The L.A.-based actress, best known as the star of the Equity-blessed “Miss Saigon” tour that played L.A. in 1995, quit the union in 2003 to play the same role on a nonunion tour.
She hoped to rejoin, however, in time to appear in a Rubicon Theatre production, “Songs for a New World,” that will open in Ventura on Saturday. She appeared in the same show at Los Angeles Theatre Center in the summer of 2003.
But at a Jan. 6 meeting in New York, Equity’s top brass squelched Paz’s application to return to the union. An article in this month’s Equity newsletter, headlined “Scab Actor Denied Readmission to Equity,” noted the opinion of the union’s President’s Planning Committee that Paz wasn’t remorseful for her previous action. It didn’t help her case that she was still employed by the nonunion “Miss Saigon” even as she asked to be readmitted to Equity.
Reached at her L.A. home last week during a two-week break in the “Miss Saigon” tour, Paz declined to talk about the rejection until after she had consulted her attorney.

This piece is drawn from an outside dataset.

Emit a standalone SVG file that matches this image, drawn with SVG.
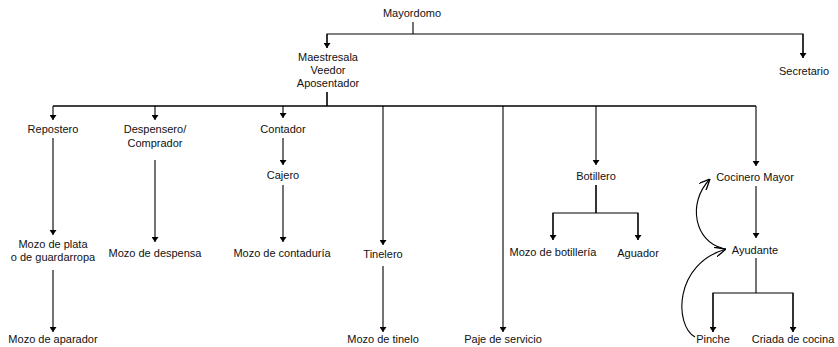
<svg xmlns="http://www.w3.org/2000/svg" width="838" height="347" viewBox="0 0 838 347">
<style>
text{font-family:"Liberation Sans",Arial,sans-serif;font-size:11px;fill:#111;text-anchor:middle}
.c line,.c polyline,.c path{stroke:#000;stroke-width:1.1;fill:none}
.c .a{marker-end:url(#ah)}
.c .o{marker-end:url(#oh)}
</style>
<defs>
<marker id="ah" viewBox="0 0 10 10" refX="10" refY="5" markerWidth="5" markerHeight="7" markerUnits="userSpaceOnUse" orient="auto" preserveAspectRatio="none"><path d="M0,0 L10,5 L0,10 Z" fill="#000"/></marker>
<marker id="oh" viewBox="0 0 10 10" refX="10" refY="5" markerWidth="11" markerHeight="10" markerUnits="userSpaceOnUse" orient="auto" preserveAspectRatio="none"><path d="M0,0 L10,5 L0,10" fill="none" stroke="#000" stroke-width="1.3"/></marker>
</defs>
<rect width="838" height="347" fill="#fff"/>
<g class="c" id="connectors">
<line x1="413" y1="22" x2="413" y2="34"/>
<polyline points="327,48 327,34 803,34 803,58" class="a" style="marker-end:none"/>
<line class="a" x1="327" y1="34" x2="327" y2="48"/>
<line class="a" x1="803" y1="34" x2="803" y2="58"/>
<line x1="327" y1="92" x2="327" y2="106" style="stroke-width:1.6"/>
<line x1="53" y1="106" x2="756" y2="106" style="stroke-width:1.4"/>
<line class="a" x1="53" y1="106" x2="53" y2="120"/>
<line class="a" x1="155" y1="106" x2="155" y2="120"/>
<line class="a" x1="283" y1="106" x2="283" y2="118"/>
<line class="a" x1="383" y1="106" x2="383" y2="245"/>
<line class="a" x1="503" y1="106" x2="503" y2="332"/>
<line class="a" x1="596" y1="106" x2="596" y2="165"/>
<line class="a" x1="756" y1="106" x2="756" y2="166"/>
<line class="a" x1="53" y1="138" x2="53" y2="235"/>
<line class="a" x1="53" y1="270" x2="53" y2="332"/>
<line class="a" x1="155" y1="160" x2="155" y2="242"/>
<line class="a" x1="283" y1="138" x2="283" y2="165"/>
<line class="a" x1="283" y1="185" x2="283" y2="242"/>
<line class="a" x1="383" y1="266" x2="383" y2="332"/>
<line x1="596" y1="185" x2="596" y2="213" style="stroke-width:1.6"/>
<polyline class="a" points="553,240 553,213 638,213 638,240" style="marker-end:none"/>
<line class="a" x1="553" y1="213" x2="553" y2="240"/>
<line class="a" x1="638" y1="213" x2="638" y2="240"/>
<line class="a" x1="756" y1="186" x2="756" y2="238"/>
<line x1="756" y1="258" x2="756" y2="293"/>
<polyline points="713,332 713,293 793,293 793,332"/>
<line class="a" x1="713" y1="293" x2="713" y2="332"/>
<line class="a" x1="793" y1="293" x2="793" y2="332"/>
<path class="o" d="M722,248 C696,242 686,204 710,179"/>
<path class="o" d="M695,337 C674,325 674,264 726,249"/>
</g>
<g id="n-mayordomo"><text x="412" y="17">Mayordomo</text></g>
<g id="n-maestresala"><text x="328" y="61">Maestresala</text><text x="328" y="74">Veedor</text><text x="328" y="87">Aposentador</text></g>
<g id="n-secretario"><text x="804" y="75">Secretario</text></g>
<g id="n-repostero"><text x="53" y="133">Repostero</text></g>
<g id="n-despensero"><text x="155" y="133">Despensero/</text><text x="155" y="147">Comprador</text></g>
<g id="n-contador"><text x="283" y="133">Contador</text></g>
<g id="n-cajero"><text x="283" y="179">Cajero</text></g>
<g id="n-botillero"><text x="596" y="180">Botillero</text></g>
<g id="n-cocinero"><text x="755" y="181">Cocinero Mayor</text></g>
<g id="n-mozoplata"><text x="53" y="248">Mozo de plata</text><text x="53" y="261">o de guardarropa</text></g>
<g id="n-mozodespensa"><text x="155" y="257">Mozo de despensa</text></g>
<g id="n-mozocontaduria"><text x="282" y="257">Mozo de contaduría</text></g>
<g id="n-tinelero"><text x="383" y="258">Tinelero</text></g>
<g id="n-mozobotilleria"><text x="553" y="256">Mozo de botillería</text></g>
<g id="n-aguador"><text x="638" y="257">Aguador</text></g>
<g id="n-ayudante"><text x="755" y="254">Ayudante</text></g>
<g id="n-mozoaparador"><text x="53" y="343">Mozo de aparador</text></g>
<g id="n-mozotinelo"><text x="383" y="343">Mozo de tinelo</text></g>
<g id="n-paje"><text x="503" y="343">Paje de servicio</text></g>
<g id="n-pinche"><text x="713" y="343">Pinche</text></g>
<g id="n-criada"><text x="793" y="343">Criada de cocina</text></g>
</svg>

In Ventura, Rubicon producer Karyl Lynn Burns said, “We love and admire Jennifer. We hope at some point she’ll be readmitted to the union.” Still, the Rubicon contract with Equity requires that 79% of the actors in a given show belong to the union, and “Songs For a New World” has only four actors. The cast includes another “Miss Saigon” veteran, Joan Almedilla.